Bri Manning

Unrest

November 6, 2018

A troubling article from BuzzFeed called “This Is How We Radicalized The World” has circulated the last few days. It details the swing to the radical right we’ve seen in the last few years. Traveling from country to country, you see examples of this happening in a variety of places. There was one line that stood out among the rest:

There are deserts of information where normal people are algorithmically served memes, poorly aggregated news articles, and YouTube videos without any editorial oversight or regulation.

I’ve talked about bots sowing discord online before. The trends are well researched and tracked. It even affects niche sites like Hacker News. Take the flood of one-sided comments with no real discussion on this article about Russian propaganda, for example. When someone finds ways to game the algorithm and boost their signal above others, it doesn’t matter if the signal is false. It’s already out there and spread. It’s already too late.

Here’s a quick aside about the above article. When someone says they are “censored” by American publications, they’re saying those publications have too high standards. The publications don’t allow the publishing of outright falsehoods or unverified claims. Anyway, that’s beside this point.

What I’m wondering about recently is if and what kind of radicalization is happening on the left. That’s all you read about if you punish yourself into reading comments on articles like this. The complaints are about “leftists” being some vague version of socialism. A version where you need to believe some undescribed party line. The actual “leftist” beliefs aren’t actually in there. Things like healthcare for all, decreasing the gap between the rich and the poor, quality education, and humane treatment of people aren’t radical ideas. They’re things that most people would at least agree with the idea of, even if they don’t agree on the way to get there.

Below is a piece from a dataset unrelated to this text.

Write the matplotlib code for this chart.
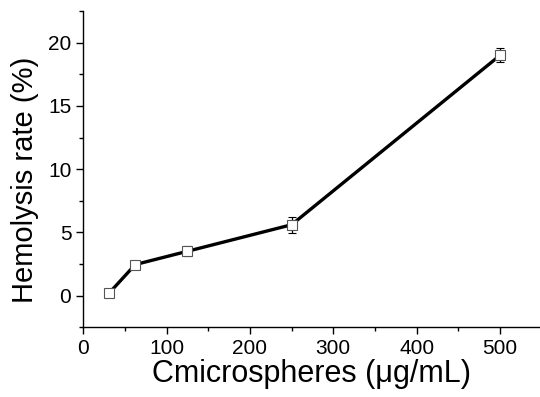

Let’s look at the first three: unaffordable healthcare, wealth inequality, and lack of education. Those are economic issues among people who will often have no where else to look. They’ll look at how things were 10, 20, 30 years ago and believe they were better off. Regardless of if they’re right, it’s easy to take advantage of that and focus on that to achieve an agenda.

Since conservative movements focus on keeping things as they are, it’s no surprise that those movements often want to push things back. And if you’re a person who sees that past as better than now, you’ll agree with them. In this scenario, the antagonist in this narrative is someone who has changed things.

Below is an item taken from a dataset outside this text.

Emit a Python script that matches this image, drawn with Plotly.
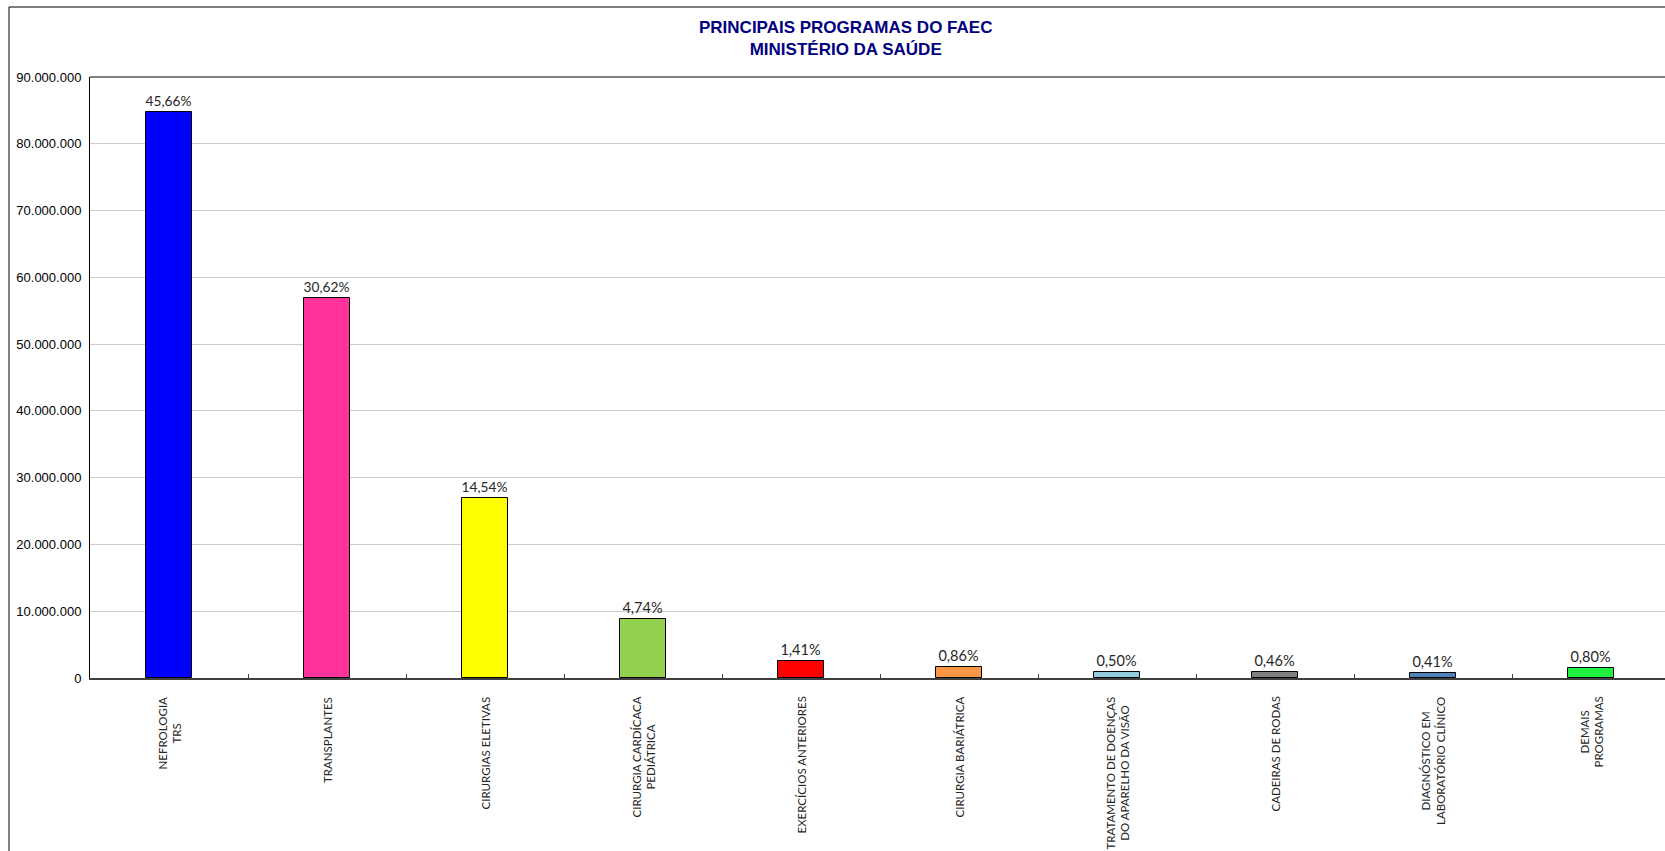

If we look at left movements that spur things in the other direction, they’re usually an effort also solve those problems, but in a different way. The antagonist here is the person with power, rights, etc, who’s keeping it from others.

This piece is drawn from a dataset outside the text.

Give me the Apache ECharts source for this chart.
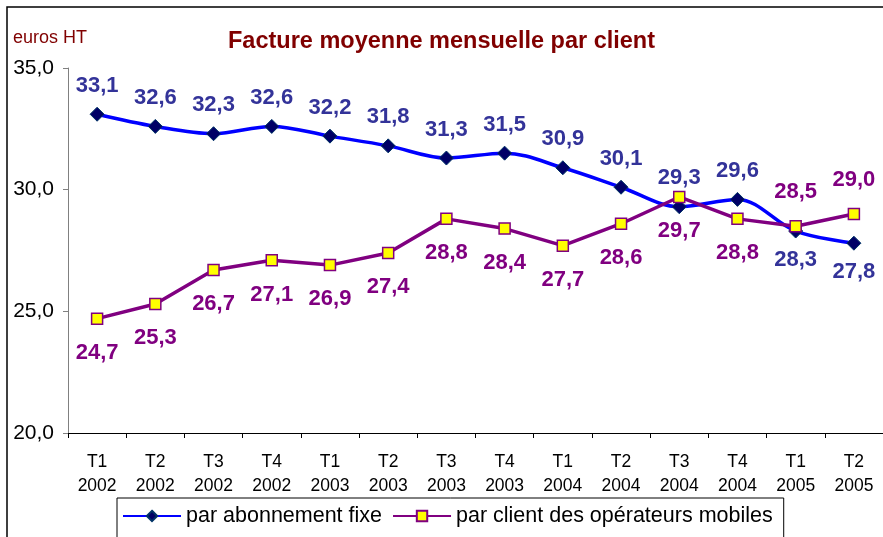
<!DOCTYPE html>
<html>
<head>
<meta charset="utf-8">
<script src="https://cdn.jsdelivr.net/npm/echarts@6/dist/echarts.min.js"></script>
<style>html,body{margin:0;padding:0;background:#fff}#c{width:883px;height:537px}</style>
</head>
<body>
<div id="c"></div>
<script>
const quarters = ["T1","T2","T3","T4","T1","T2","T3","T4","T1","T2","T3","T4","T1","T2"];
const years = ["2002","2002","2002","2002","2003","2003","2003","2003","2004","2004","2004","2004","2005","2005"];
const fixe = [33.1,32.6,32.3,32.6,32.2,31.8,31.3,31.5,30.9,30.1,29.3,29.6,28.3,27.8];
const mobiles = [24.7,25.3,26.7,27.1,26.9,27.4,28.8,28.4,27.7,28.6,29.7,28.8,28.5,29.0];
const seriesNames = ["par abonnement fixe","par client des opérateurs mobiles"];
const yTicks = [20,25,30,35];

const categories = quarters.map((q,i)=>q+"\n"+years[i]);
const FONT = "'Liberation Sans', Arial, sans-serif";
const fmt = v => v.toFixed(1).replace('.', ',');

const n = fixe.length;
const fixeData = fixe.map((v,i)=>({value:v, label:{position: i>=n-2 ? 'bottom' : 'top'}}));
const mobData = mobiles.map((v,i)=>({value:v, label:{position: i>=n-2 ? 'top' : 'bottom'}}));

const chart = echarts.init(document.getElementById('c'));
chart.setOption({
  animation:false,
  backgroundColor:'#fff',
  textStyle:{fontFamily:FONT},
  title:[
    {text:'Facture moyenne mensuelle par client', left:'center', top:25,
     textStyle:{fontFamily:FONT, fontSize:23.5, fontWeight:'bold', color:'#800000'}},
    {text:'euros HT', left:8, top:24,
     textStyle:{fontFamily:FONT, fontSize:18, fontWeight:'normal', color:'#800000'}}
  ],
  graphic:[{type:'rect', shape:{x:7,y:7,width:1000,height:1000},
    style:{fill:'none', stroke:'#000', lineWidth:1.5}, silent:true}],
  grid:{left:68, right:0, top:68, bottom:104, containLabel:false},
  legend:{
    left:117, top:498,
    borderColor:'#000', borderWidth:1, borderRadius:0,
    padding:[7,11,20,5], itemGap:10, itemWidth:58, itemHeight:13,
    textStyle:{fontFamily:FONT, fontSize:21.5, color:'#000'},
    data:seriesNames
  },
  xAxis:{
    type:'category', data:categories, boundaryGap:true,
    axisLine:{lineStyle:{color:'#000', width:1}},
    axisTick:{show:true, length:5, lineStyle:{color:'#000'}},
    axisLabel:{fontFamily:FONT, fontSize:17.5, color:'#000', lineHeight:24, margin:17, interval:0}
  },
  yAxis:{
    type:'value', min:yTicks[0], max:yTicks[yTicks.length-1], interval:5,
    axisLine:{show:true, lineStyle:{color:'#808080', width:1}},
    axisTick:{show:true, inside:false, length:5, lineStyle:{color:'#808080'}},
    splitLine:{show:false},
    axisLabel:{fontFamily:FONT, fontSize:21, color:'#000', margin:14, formatter:v=>fmt(v)}
  },
  series:[
    {name:seriesNames[0], type:'line', data:fixeData, smooth:0.35,
     lineStyle:{color:'#0000FF', width:3.5}, itemStyle:{color:'#000066', borderColor:'#003366', borderWidth:1},
     symbol:'diamond', symbolSize:14, z:3,
     label:{show:true, distance:10, fontFamily:FONT, fontSize:22, fontWeight:'bold', color:'#333399', formatter:p=>fmt(p.value)}},
    {name:seriesNames[1], type:'line', data:mobData, smooth:false,
     lineStyle:{color:'#800080', width:3.5}, itemStyle:{color:'#FFFF00', borderColor:'#800080', borderWidth:1.5},
     symbol:'rect', symbolSize:11, z:4,
     label:{show:true, distance:17, fontFamily:FONT, fontSize:22, fontWeight:'bold', color:'#800080', formatter:p=>fmt(p.value)}}
  ]
});
</script>
</body>
</html>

The French Revolution and the revolutions after are a decent representation of this. Times when the right has power, it tries to pull things back to the way things were. Times when the left has power, it tries to redistribute wealth and power. After the initial removal of the monarchy, this happens via conflicts over the balance of voting rights. That is certainly a great oversimplification, but it’s a general trend for those revolutions

What’s missed is that 10, 20, 30 years ago, power was more distributed. You cannot ignore the plenty of groups who were more downtrodden then than they are now. Yet we were, more equal in economic power. That is what has changed in that timeframe. It’s also a lot harder to deal with and legislate those issues. After all, the people who would have to do that are the ones in power and have the most to lose.